State Department spokeswoman Heather Nauert said Kim had invited inspectors to visit Punggye-ri to confirm it had been irreversibly dismantled.
Skeptics of Trump administration policy said it was difficult to see what Pompeo had achieved.
“Did Mike Pompeo go all the way to Pyongyang for party planning purposes?” Daniel Russel, the chief U.S. diplomat for East Asia until last year, said on NBC. “Is this just to set up a yet another summit without a clear understanding of what that’s going to generate?”
Pyongyang’s official KCNA news agency was upbeat.

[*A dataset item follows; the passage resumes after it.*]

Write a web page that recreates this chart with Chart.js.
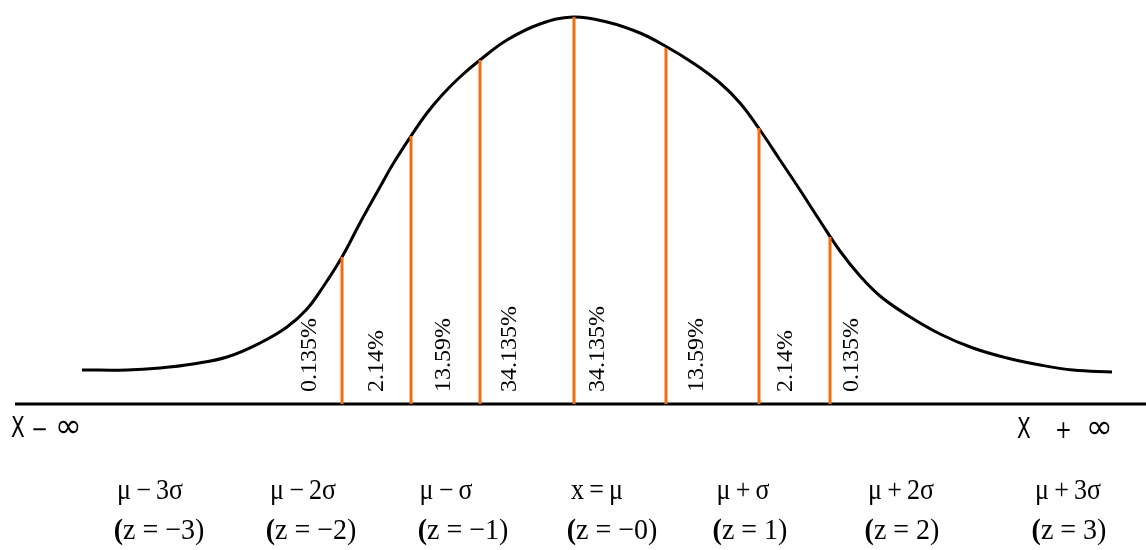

It said on Monday Kim lauded his talks with Pompeo and “explained in detail the proposals for solving the denuclearization issue.”
“Kim Jong Un expressed satisfaction over the productive and wonderful talks with Mike Pompeo at which mutual stands were fully understood and opinions exchanged,” KCNA said.
Kim said the bilateral dialogue would continue to develop “based on the deep confidence between the two leaders”, and expressed gratitude to Trump for making a sincere effort to implement the agreement made at their June summit, KCNA said.
KCNA also said the two sides agreed to hold working negotiations for the second summit as early as possible.
But it made no mention of inspections.
North Korea had denounced Pompeo on his previous trip to Pyongyang in July for making “gangster-like demands”. Pompeo did not meet Kim on that trip.
Moon also spoke positively of Pompeo’s latest meeting with Kim. He said it set up conditions for another Trump-Kim summit and help denuclearization of the Korean peninsula.
Moon said Kim was expected to visit Russia soon and that Chinese leader Xi Jinping was also expected to travel to North Korea, but did not elaborate.
Kremlin spokesman Dmitry Peskov said Russia had invited Kim to visit, but the time and place had yet to be agreed.
(This version of the story corrects 4th paragraph to make clear that Washington has been seeking inspection of Yongbyon. North Korea has offered conditionally to close the site, but has not made a public comment on its inspection.)